# Do observables for polarizers at different angles commute?

Tags:
1. Aug 18, 2015

### greypilgrim

Hi.

We can write a polarised photon as $\left|\alpha\right\rangle=\cos(\alpha)\left|\updownarrow\right\rangle+\sin(\alpha)\left|\leftrightarrow\right\rangle$. Trigonometry gives us $$\left\langle\alpha | \beta\right\rangle=\cos(\alpha)\cos(\beta)+\sin(\alpha)\sin(\beta)=\cos(\alpha-\beta)$$.
Now assume a polarizer in position $\alpha$ and an observable $$P(\alpha)=1\cdot\left|\alpha\right\rangle\left\langle\alpha\right|+0\cdot\left|\alpha+\frac{\pi}{2}\right\rangle\left\langle\alpha+\frac{\pi}{2}\right|=\left|\alpha\right\rangle\left\langle\alpha\right|$$ which indicates if a photon makes it through the polarizer.
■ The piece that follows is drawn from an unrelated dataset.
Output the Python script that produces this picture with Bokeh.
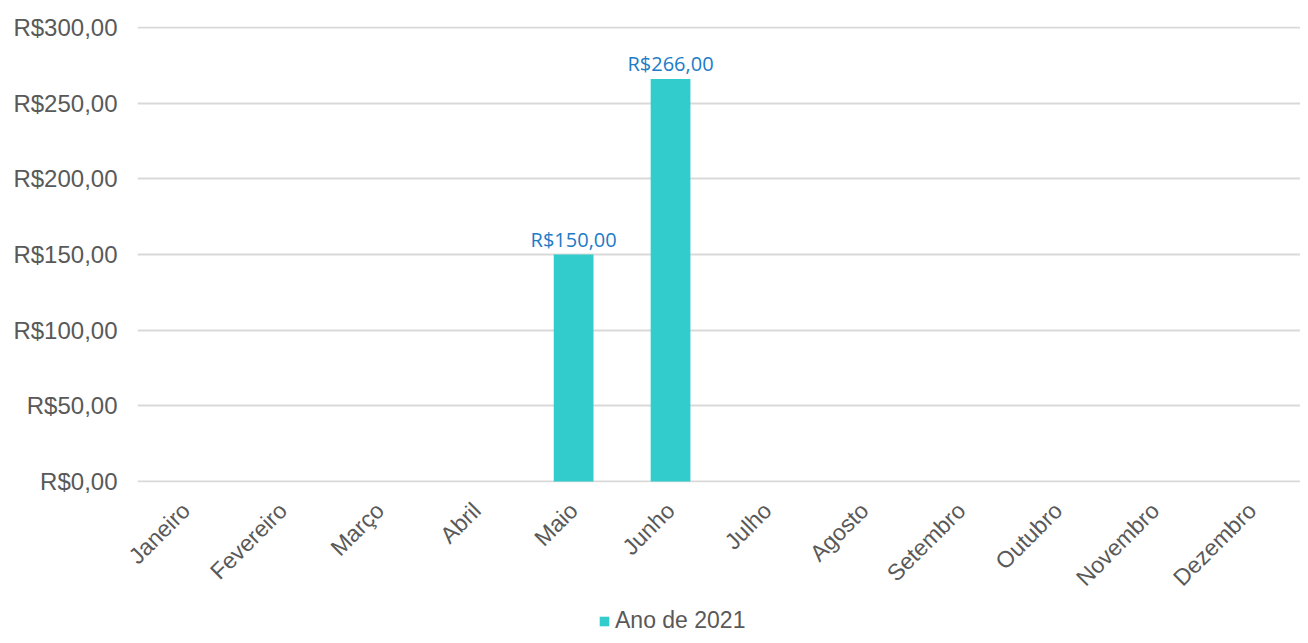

Now let's look at a vertically polarized photon $\left|\updownarrow\right\rangle=\left|0\right\rangle$ and two polarizer at different angles $P(\alpha)$, $P(\beta)$. Then $$\left\langle0\right|P(\alpha)P(\beta)\left|0\right\rangle=\left\langle0 | \alpha\right\rangle\left\langle\alpha | \beta\right\rangle\left\langle\beta | 0\right\rangle=\cos(\alpha)\cos(\alpha-\beta)\cos(\beta)=\left\langle0\right|P(\beta)P(\alpha)\left|0\right\rangle\enspace,$$
hence the observables commute for all angles.
I was under the impression that two polarizers should only commute if $\alpha=\beta$ or $\alpha=\beta\pm\frac{\pi}{2}$ (isn't that what quantum cryptography relies on?).
Assume a vertically polarized photon first passing a vertical polarizer and then one at $45°$. According to Malus' law, it passes the first polarizer undisturbed and the second one at $\cos^2(45°)=\frac{1}{2}$ probability. Now let the polarizers switch places. Now it passes the first polarizer at $\cos^2(45°)=\frac{1}{2}$ probability (and gets rotated $45°$) and the second one again at $\cos^2(45°)=\frac{1}{2}$ probability, so the probability that it makes its way through both polarizers is only $\cos^4(45°)=\frac{1}{4}$. So where did I make a mistake in the translation to Dirac notation?

2. Aug 18, 2015

### Orodruin

Staff Emeritus
You have not shown that the commutator is zero, all you have shown is that $\langle 0|[P(\alpha),P(\beta)]|0\rangle = 0$. There may be other non-zero matrix elements.

3. Aug 18, 2015

### greypilgrim

Yes, but in the general Heisenberg uncertainty relation we have to take the expectation value of the commutator for a certain state, which I did. Since above is true for any $\alpha$,$\beta$, the expectation value is zero for every state (I just rotated the system such that the polarization of the state is vertical).

4. Aug 18, 2015

### Orodruin

Staff Emeritus
But your original question was how it is compatible with Malus' law, to which the answer is that the observables do not commute. The operator $|\alpha\rangle \langle \beta| \cos(\alpha-\beta)$ is very different from the operator $|\beta\rangle \langle \alpha | \cos(\alpha-\beta)$ unless $\alpha = \beta + \pi n /2$. If we take your example with $\alpha = 0$ and $\beta = \pi/4$, the first one applied to the state $|0\rangle$ gives
$$\frac{1}{\sqrt 2} |0\rangle \langle \pi/4 | 0\rangle = \frac 12 |0\rangle$$
while the second one gives
$$\frac{1}{\sqrt 2} |\pi/4\rangle \langle 0 |0\rangle = \frac{1}{\sqrt 2} |\pi/4\rangle .$$
Now, the first of these states have norm 1/4 and the second norm 1/2, just as expected.

5. Aug 18, 2015

### greypilgrim

So, the general uncertainty relation actually does not give any insight here? The right side is always zero?